As I touched into my food craving one night, the image of a mother’s milk came to me. Intuitively, I interpreted this as a symbol of the immediately bonding and satisfying experience of having my essential needs as a child fully met. (My own mother did take good care of me as an infant, so mine is not a story of parental neglect in the earliest years coming home to roost in adulthood. Why I felt a strong longing for such primordial nurturing is perhaps another issue.)
I also felt a tinge of shame. Here I was, a father of three grown children and a grandfather, and I was still beholden to my own childhood longings, fears, and soothing fantasies, as if I had not fully grown up. I had to work with myself to interrupt the shame and let it begin to fade. I reminded myself that I was doing fine as an adult and had been blessed with a good life.

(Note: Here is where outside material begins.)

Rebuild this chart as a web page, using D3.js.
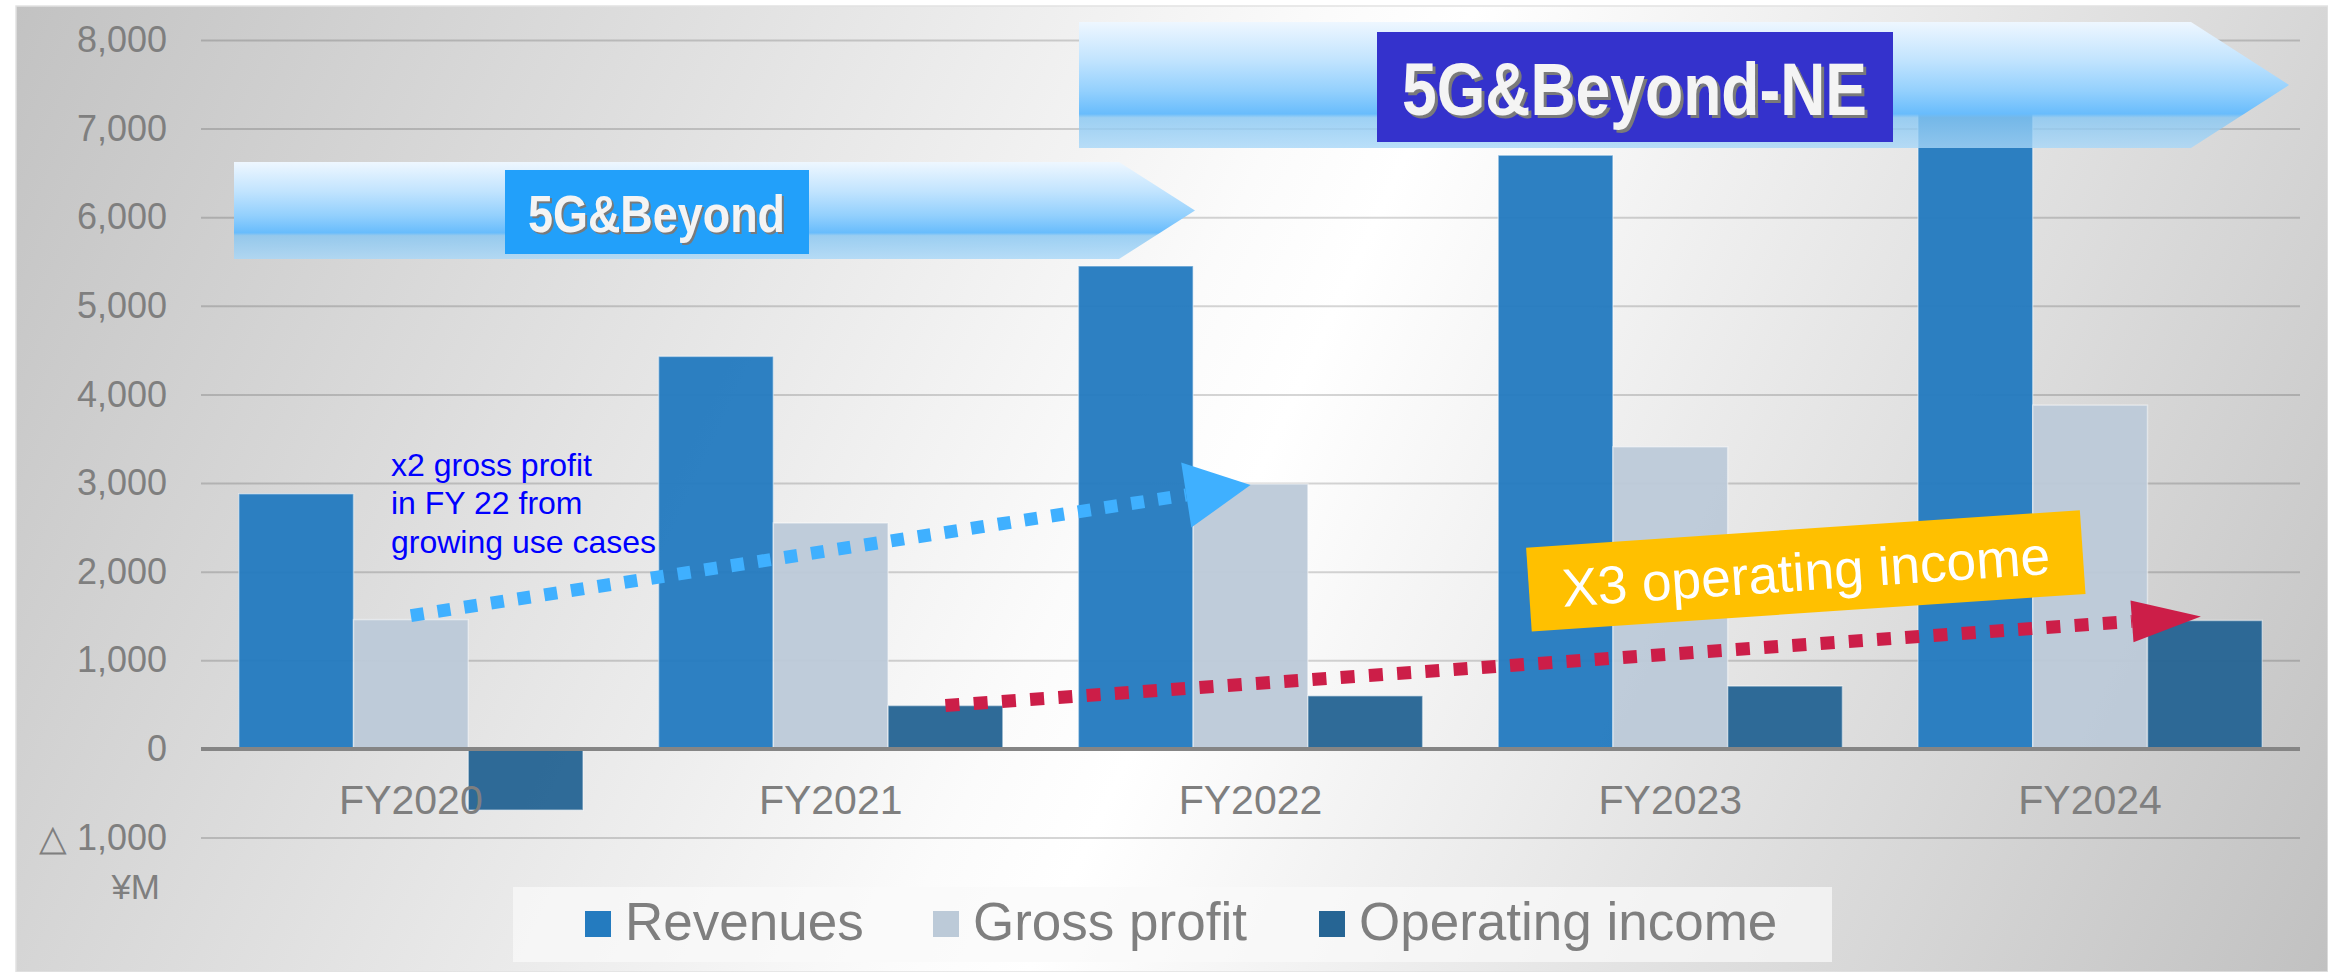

What I did next was to conduct a kind of experiment to test my hypothesis that there was a link between my sleep issues and a yearning for a child-like security. The experiment consisted of buying an infant’s milk bottle, filling it part way with milk, and placing it on my nightstand one night. When I awoke at 2 am, before heading downstairs to our kitchen for my food fix, I looked at the milk bottle. It held my gaze. It seemed to be saying that yes, the kind of safety and satisfaction that came from a mother's loving nourishment is what a part of me really would like.
And then I laughed to myself. The whole idea of using this bottle, or food of any kind, to meet my desire for deep emotional security struck me as a silly substitute for the kind of love and support I was yearning for.
I can’t say that I immediately gave up the desire to grab some tasty treats. But that first night with the milk bottle facing me with its unmistakable literalness, I paused before acting on my food-comforting impulse. I allowed the warmth of my breath to fill my belly and the palms of my hand to hold my heart. And I resisted the craving.
What I did next was dig around in a box of old photos for a pic of me as a little boy. I found one, the one shown above. I was strangely touched at seeing my big and happy eyes. And I was moved to smile back at that little boy and blend into his comfort the kind of fatherly love that I had given my own boys.
I kept the milk bottle on my nightstand for a couple of weeks. It served as a clear and concrete reminder of what I no longer seemed to depend on. I became freer and less habit-driven in deciding what to do when my sleep was disrupted. I was more tender toward myself when sleep did not hold.
Since my milk bottle experiment, I've successfully stopped eating in the middle of the night, and I’m more likely to fall back to sleep after being up in the wee hours.
I still at times struggle with sleep. I continue to be a light sleeper who often sleeps in fragments. But my sleep is more easeful than it has been for a long time. And I'm grateful to Yoga Nidra and my symbolic self-parenting for the sleep gains I've been able to make.
I admire you as an explorer of your inner and outer lives. I love your willingness to go beyond the veil of the mundane.
I admire your courage and strength to share your journey with a wider audience.
I am pleased, but not surprised that this experiment is bringing you the pleasure of improved sleep.
Best wishes,
Ray
Well said! Thanks for sharing this path to better sleep. I loved the personal reference to early childhood and mothers milk at your bed side.